WHY DON’T I LIVE HERE. My god, eat your heart out, emo bands. You ain’t got shit on a Deathday party.

  • On the other side of the dungeon was a long table, also covered in black velvet. They approached it eagerly but next moment had stopped in their tracks, horrified. The smell was quite disgusting. Large, rotten fish were laid on handsome silver platters; cakes, burned charcoal-black, were heaped on salvers; there was a great maggoty haggis, a slab of cheese covered in furry green mold and, in pride of place, an enormous gray cake in the shape of a tombtstone, with tar-like-icing forming the words,

    SIR NICHOLAS DE MIMSY-PORPINGTON DIED 31ST OCTOBER, 1492

LITERALLY THE BEST THING EVER.

Then Peeves shows up and LOOK I THINK PEEVES IS FANTASTIC do not hate

  • “Heard you talking about poor Myrtle,” said Peeves, his eyes dancing. “Rude you was about poor Myrtle.” He took a deep breath and bellowed, “OI! MYRTLE!”

oh god bless his heart

After the Headless Hunters make an appearance and depress Nick even more, that mysterious voice Harry keeps hearing appears again. Only this time, he’s able to follow it upstairs until…well, I’ll just let Rowling describe this:

  • Something was shining on the wall ahead. They approached slowly, squinting through the darkness. Foot-high words had been daubed on the wall between two windows, shimmering in the light cast by the flaming torches.

    THE CHAMBER OF SECRETS HAS BEEN OPENED. ENEMIES OF THE HEIR, BEWARE.

    “What’s that thing–hanging underneath?” said Ron, a slight quiver in his voice.

    As they edged nearer, Harry almost slipped–there was a large puddle of water on the floor; Ron and Hermione grabbed him, and they inched toward the message, eyes fixed on a dark shadow beneath it. All three of them realized what it was at once, and leapt backward with a splash.

    Mrs. Norris, the caretaker’s cat, was hanging by her tail from the torch bracket.
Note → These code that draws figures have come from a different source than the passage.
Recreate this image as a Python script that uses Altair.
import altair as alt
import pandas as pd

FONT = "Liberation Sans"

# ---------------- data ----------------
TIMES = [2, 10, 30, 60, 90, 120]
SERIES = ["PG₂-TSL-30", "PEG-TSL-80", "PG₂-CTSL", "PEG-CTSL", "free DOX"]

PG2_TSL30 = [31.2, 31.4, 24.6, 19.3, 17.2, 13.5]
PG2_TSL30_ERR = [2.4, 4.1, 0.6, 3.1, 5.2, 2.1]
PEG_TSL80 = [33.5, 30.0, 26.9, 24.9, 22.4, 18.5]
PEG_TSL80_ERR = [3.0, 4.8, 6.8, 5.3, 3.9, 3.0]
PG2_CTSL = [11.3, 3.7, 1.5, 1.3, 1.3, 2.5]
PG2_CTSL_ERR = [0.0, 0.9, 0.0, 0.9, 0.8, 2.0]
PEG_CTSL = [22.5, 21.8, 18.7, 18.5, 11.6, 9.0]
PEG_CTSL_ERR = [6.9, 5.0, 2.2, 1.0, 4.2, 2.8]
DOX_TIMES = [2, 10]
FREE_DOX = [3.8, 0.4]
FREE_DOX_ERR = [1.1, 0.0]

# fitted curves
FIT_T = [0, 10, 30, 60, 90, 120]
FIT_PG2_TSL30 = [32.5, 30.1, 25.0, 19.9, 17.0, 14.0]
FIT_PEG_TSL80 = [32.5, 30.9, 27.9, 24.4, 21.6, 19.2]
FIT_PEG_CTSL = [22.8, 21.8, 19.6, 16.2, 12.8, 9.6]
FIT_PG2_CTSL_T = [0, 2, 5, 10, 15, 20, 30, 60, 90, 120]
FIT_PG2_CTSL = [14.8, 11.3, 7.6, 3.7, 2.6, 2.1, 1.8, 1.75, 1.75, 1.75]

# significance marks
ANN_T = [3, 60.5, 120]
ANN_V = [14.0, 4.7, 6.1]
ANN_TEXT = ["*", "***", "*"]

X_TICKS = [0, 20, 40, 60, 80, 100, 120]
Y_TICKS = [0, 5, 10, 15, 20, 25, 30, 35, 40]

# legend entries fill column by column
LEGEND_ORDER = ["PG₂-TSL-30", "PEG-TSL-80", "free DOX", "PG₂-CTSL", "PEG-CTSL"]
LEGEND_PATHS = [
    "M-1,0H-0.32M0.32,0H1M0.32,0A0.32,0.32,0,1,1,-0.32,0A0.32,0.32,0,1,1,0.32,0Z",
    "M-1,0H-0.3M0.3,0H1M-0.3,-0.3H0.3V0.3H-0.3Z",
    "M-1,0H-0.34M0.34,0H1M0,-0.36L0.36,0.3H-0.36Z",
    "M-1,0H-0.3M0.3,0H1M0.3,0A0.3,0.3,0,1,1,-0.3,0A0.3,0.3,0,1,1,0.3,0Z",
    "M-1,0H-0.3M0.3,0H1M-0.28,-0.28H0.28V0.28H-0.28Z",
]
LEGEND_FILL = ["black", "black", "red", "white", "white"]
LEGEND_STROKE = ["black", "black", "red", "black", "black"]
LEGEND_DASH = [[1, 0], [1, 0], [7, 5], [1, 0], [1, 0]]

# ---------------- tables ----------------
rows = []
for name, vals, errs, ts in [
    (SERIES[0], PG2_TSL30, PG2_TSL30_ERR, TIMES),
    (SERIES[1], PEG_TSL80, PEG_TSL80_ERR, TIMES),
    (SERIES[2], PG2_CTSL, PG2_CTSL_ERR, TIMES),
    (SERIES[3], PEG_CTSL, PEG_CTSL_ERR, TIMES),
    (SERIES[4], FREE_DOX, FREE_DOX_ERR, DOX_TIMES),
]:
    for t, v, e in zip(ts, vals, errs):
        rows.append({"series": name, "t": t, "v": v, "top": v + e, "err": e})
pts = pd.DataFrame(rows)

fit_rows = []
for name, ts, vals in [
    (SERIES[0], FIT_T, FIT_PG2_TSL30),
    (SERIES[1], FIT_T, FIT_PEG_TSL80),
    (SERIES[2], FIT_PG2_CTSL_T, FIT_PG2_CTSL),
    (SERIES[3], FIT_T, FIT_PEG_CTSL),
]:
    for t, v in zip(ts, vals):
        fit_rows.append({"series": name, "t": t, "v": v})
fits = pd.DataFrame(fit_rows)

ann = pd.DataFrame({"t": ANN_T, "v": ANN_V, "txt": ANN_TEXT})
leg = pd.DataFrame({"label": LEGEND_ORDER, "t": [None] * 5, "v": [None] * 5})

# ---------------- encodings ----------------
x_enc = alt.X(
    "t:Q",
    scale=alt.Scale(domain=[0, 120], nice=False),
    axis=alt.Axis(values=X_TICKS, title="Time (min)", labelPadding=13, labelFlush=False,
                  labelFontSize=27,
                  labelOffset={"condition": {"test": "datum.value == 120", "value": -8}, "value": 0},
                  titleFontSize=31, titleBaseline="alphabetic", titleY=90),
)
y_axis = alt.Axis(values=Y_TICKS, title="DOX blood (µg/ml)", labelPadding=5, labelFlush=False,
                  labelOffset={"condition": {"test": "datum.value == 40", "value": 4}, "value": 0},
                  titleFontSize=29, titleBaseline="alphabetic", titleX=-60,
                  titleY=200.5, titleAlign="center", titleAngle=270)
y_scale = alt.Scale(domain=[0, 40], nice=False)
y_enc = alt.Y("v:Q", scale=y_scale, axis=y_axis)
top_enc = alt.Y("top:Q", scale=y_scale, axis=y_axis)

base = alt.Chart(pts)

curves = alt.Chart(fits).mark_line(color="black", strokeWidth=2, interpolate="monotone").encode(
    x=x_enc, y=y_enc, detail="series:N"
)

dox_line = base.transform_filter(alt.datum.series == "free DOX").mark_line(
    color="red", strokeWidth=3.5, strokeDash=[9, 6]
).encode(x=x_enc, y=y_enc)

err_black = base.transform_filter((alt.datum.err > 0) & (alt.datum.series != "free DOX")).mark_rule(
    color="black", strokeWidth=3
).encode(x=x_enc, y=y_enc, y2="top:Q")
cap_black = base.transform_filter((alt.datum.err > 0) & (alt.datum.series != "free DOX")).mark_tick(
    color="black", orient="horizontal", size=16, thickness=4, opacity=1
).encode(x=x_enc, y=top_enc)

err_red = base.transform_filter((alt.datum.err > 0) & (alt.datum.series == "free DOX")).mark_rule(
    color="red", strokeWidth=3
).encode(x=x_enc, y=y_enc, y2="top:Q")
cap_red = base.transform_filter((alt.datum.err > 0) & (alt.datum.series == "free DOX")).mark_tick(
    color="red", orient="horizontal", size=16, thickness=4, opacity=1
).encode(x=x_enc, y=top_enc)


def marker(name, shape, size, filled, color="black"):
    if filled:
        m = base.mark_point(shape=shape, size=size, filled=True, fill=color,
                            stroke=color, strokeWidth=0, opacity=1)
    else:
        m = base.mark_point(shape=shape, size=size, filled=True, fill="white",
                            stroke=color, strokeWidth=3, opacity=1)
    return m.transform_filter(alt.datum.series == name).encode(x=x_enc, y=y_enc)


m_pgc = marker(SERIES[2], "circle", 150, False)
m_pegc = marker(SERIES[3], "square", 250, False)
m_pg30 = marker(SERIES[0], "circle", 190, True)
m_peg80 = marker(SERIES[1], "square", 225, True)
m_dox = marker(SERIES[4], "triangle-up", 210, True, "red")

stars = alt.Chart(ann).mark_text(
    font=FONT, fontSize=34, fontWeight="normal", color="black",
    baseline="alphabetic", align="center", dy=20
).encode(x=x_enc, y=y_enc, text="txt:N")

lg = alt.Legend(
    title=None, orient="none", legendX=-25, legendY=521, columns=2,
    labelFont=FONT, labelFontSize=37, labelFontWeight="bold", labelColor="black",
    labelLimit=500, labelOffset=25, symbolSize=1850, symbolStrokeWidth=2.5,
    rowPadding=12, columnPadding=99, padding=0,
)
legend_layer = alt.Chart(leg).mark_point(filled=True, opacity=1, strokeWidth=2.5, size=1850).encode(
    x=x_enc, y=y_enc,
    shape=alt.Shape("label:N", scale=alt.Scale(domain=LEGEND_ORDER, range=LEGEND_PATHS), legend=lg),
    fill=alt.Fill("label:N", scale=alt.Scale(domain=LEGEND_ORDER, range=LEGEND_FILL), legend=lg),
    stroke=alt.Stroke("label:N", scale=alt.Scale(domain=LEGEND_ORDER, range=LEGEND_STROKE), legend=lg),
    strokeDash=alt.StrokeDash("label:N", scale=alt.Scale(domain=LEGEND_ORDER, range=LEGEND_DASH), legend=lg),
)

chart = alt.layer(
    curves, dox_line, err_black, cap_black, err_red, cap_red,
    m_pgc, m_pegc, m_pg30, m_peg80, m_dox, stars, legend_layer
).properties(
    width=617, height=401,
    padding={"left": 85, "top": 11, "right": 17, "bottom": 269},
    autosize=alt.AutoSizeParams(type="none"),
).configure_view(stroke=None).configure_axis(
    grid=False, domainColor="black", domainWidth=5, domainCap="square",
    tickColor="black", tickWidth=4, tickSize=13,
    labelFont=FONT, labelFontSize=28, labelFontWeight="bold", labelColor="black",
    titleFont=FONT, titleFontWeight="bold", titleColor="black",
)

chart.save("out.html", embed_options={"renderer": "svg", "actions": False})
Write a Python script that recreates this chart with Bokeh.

She was stiff as a board, her eyes wide and staring.

WHAT

THE

FUCK

whatthefuck whatthefuck whatthefuck

  • Then someone shouted through the quiet.

    “Enemies of the Heir, beware! You’ll be next, Mudbloods!”

    It was Draco Malfoy. He had pushed to the front of the crowd, his cold eyes alive, his usually bloodless face flushed, as he grinned at the sight of the hanging, immobile cat.

Well, so much for me feeling the book was progressing too slowly. Also: what the fuck is going on

And here’s your dose of “The Most Depressing Sentence(s) in the English Language”:

  • Harry watched, amazed, as a portly ghost approached the table, crouched low, and walked through it, his mouth held wide so that it passed through one of the stinking salmon.

    “Can you taste it if you walk through it?” Harry asked him.

    “Almost,” said the ghost sadly, and he drifted away.